**TO DO**
Would you retype, exactly and without the pictures, the lines between the line holding "What matplotlib code" and the line holding "from matplotlib.patches import Rectangle", inclusive, and nothing else?

** START MATERIAL SUPPLIED **

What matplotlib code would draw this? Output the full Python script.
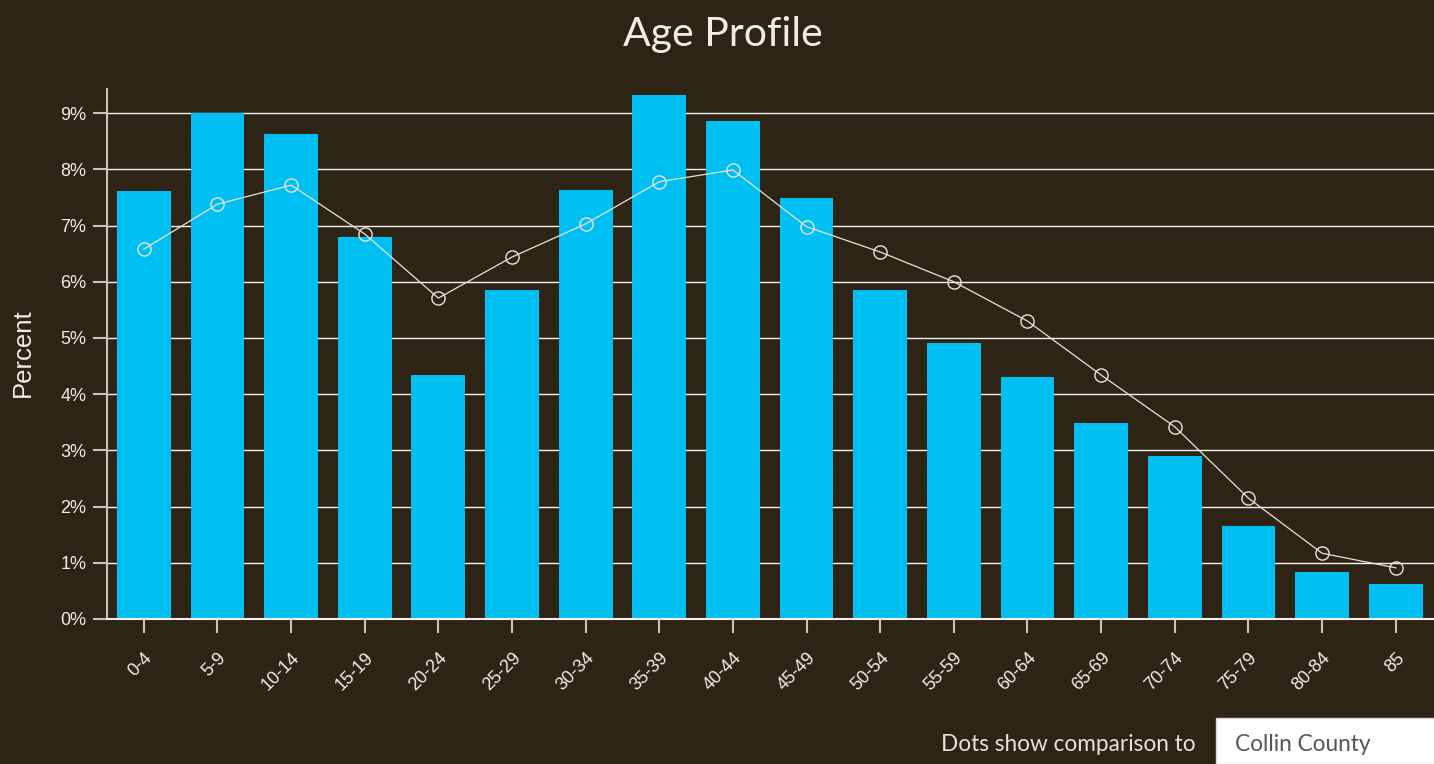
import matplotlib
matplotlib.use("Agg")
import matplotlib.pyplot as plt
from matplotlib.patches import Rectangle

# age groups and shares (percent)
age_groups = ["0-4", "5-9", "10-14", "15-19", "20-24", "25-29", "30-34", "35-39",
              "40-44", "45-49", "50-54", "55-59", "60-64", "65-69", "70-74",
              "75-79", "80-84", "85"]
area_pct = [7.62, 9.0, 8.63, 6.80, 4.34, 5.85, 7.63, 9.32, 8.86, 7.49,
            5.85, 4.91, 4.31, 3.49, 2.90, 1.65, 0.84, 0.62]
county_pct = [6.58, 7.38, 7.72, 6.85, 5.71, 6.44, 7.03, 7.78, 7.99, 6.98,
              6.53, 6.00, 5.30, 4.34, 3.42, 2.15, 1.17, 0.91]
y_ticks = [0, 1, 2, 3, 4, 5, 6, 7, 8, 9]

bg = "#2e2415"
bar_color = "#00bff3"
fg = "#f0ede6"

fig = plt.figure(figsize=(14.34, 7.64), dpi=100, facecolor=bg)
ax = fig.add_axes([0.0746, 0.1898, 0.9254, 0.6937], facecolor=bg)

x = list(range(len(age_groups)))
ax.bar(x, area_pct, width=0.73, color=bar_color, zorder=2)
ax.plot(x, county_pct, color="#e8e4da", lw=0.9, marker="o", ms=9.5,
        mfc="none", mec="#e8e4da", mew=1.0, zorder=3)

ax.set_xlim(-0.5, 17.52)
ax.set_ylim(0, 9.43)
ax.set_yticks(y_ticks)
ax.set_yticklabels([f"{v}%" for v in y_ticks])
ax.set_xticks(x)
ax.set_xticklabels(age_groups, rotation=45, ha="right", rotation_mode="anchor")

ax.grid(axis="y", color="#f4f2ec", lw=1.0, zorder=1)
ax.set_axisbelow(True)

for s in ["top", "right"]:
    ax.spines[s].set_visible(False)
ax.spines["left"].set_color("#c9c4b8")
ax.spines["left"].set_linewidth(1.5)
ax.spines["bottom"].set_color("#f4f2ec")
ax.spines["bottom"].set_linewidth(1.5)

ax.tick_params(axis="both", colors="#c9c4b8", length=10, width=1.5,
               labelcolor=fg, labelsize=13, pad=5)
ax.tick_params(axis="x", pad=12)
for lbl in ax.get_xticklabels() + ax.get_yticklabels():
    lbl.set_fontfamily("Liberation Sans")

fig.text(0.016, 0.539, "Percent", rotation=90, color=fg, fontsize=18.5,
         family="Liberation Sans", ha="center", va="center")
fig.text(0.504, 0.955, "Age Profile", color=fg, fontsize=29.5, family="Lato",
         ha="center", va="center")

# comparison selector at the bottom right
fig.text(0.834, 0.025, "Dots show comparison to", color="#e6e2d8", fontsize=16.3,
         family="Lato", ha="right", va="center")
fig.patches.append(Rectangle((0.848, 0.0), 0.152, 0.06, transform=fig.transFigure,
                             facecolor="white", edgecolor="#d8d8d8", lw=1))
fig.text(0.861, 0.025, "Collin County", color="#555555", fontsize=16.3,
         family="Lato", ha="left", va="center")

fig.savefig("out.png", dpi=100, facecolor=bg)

** END MATERIAL SUPPLIED **
** START MATERIAL SUPPLIED **

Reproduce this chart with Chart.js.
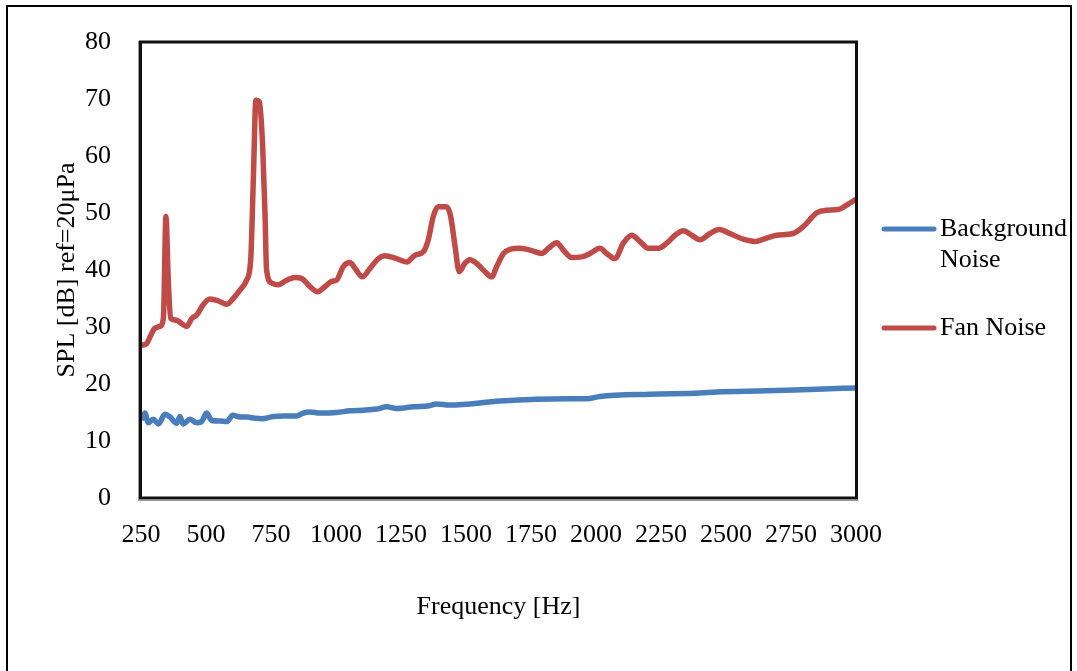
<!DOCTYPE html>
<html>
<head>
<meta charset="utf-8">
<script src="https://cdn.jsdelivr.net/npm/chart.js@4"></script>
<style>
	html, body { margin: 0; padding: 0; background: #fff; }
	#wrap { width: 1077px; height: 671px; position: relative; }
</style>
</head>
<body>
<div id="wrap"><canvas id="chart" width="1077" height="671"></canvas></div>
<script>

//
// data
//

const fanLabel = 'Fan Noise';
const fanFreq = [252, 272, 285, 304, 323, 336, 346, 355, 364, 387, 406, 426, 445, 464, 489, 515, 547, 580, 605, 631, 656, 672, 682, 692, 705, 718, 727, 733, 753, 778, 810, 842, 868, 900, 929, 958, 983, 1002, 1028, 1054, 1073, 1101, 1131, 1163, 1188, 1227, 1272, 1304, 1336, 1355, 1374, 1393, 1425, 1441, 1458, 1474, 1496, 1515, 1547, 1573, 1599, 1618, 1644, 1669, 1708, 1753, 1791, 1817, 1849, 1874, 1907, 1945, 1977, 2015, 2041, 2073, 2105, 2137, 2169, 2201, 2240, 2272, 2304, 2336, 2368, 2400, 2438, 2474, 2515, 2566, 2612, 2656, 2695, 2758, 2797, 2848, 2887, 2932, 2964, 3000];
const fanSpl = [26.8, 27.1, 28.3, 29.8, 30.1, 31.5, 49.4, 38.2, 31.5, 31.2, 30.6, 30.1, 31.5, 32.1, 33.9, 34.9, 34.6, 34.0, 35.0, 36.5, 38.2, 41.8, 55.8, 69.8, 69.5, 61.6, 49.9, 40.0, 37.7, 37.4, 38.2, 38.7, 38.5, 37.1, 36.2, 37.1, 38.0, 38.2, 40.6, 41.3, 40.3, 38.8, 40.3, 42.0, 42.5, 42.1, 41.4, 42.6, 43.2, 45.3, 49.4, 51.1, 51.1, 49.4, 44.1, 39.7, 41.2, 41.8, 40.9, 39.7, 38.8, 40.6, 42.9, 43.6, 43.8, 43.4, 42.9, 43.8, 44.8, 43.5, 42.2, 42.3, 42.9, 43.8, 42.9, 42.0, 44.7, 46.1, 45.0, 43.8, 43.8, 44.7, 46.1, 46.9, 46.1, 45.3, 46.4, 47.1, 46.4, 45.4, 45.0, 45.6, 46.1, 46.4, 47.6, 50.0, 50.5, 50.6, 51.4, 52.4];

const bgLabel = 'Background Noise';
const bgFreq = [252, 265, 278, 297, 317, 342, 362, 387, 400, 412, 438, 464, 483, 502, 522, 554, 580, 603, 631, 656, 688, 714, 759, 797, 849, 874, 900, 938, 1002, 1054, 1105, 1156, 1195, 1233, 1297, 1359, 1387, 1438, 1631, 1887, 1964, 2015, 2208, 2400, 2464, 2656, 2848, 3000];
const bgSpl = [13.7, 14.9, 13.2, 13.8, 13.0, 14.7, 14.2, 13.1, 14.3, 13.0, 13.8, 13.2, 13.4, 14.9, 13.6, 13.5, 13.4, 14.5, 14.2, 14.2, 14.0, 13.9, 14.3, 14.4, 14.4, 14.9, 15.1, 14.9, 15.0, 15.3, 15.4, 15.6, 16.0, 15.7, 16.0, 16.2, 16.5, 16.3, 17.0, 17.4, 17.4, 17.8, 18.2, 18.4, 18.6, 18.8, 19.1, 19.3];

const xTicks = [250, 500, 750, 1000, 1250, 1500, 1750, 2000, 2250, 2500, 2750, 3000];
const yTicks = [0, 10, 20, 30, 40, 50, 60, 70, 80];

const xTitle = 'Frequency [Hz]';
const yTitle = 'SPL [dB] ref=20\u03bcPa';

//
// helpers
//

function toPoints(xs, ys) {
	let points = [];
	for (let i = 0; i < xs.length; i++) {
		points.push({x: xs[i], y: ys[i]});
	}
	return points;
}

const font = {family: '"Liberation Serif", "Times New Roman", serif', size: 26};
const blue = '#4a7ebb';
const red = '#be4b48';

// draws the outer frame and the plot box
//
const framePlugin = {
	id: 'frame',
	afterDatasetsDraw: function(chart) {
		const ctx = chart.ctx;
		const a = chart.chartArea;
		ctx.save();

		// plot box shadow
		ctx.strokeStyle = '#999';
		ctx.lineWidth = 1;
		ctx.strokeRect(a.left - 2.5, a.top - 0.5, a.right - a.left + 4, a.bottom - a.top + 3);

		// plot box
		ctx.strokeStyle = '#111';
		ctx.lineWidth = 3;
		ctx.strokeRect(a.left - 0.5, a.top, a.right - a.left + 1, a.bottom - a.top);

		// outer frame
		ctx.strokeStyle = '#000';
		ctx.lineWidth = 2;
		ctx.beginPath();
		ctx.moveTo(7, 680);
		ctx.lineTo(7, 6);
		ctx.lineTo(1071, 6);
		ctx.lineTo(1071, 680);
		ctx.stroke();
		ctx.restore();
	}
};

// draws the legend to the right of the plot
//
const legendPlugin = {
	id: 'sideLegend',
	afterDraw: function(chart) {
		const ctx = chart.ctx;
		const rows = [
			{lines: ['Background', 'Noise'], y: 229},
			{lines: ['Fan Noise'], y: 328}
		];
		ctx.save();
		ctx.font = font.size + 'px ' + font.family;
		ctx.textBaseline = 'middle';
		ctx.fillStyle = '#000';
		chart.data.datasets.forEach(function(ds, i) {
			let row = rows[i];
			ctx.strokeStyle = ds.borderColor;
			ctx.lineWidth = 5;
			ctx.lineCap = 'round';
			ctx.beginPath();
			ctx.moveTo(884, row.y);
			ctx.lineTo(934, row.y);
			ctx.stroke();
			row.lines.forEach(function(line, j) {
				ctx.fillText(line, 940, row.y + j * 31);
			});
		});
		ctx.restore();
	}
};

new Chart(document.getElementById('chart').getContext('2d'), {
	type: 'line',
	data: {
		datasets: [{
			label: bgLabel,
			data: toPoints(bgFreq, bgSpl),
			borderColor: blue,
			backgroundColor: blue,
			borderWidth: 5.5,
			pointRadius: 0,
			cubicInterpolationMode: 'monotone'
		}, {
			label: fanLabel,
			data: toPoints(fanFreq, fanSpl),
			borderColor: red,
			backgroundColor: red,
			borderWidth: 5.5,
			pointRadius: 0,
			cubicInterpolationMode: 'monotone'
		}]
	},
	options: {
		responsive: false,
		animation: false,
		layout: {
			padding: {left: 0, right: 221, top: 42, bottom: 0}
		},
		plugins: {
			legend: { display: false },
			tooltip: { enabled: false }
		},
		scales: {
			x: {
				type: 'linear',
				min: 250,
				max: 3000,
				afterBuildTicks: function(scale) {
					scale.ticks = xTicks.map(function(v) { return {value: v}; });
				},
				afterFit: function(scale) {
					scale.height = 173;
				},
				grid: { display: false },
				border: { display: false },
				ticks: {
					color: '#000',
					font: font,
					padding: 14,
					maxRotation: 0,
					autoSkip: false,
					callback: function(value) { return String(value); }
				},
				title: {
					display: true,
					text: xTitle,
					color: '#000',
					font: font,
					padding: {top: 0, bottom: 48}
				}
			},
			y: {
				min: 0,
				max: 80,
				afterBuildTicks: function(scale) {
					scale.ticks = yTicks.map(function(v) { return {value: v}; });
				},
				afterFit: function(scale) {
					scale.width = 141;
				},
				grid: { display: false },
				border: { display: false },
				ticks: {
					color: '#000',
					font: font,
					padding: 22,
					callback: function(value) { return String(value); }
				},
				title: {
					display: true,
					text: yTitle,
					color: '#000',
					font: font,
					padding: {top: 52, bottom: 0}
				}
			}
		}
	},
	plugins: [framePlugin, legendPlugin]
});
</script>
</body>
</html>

** END MATERIAL SUPPLIED **

**WRITTEN RESPONSE**
What matplotlib code would draw this? Output the full Python script.
import matplotlib
matplotlib.use("Agg")
import matplotlib.pyplot as plt
from matplotlib.patches import Rectangle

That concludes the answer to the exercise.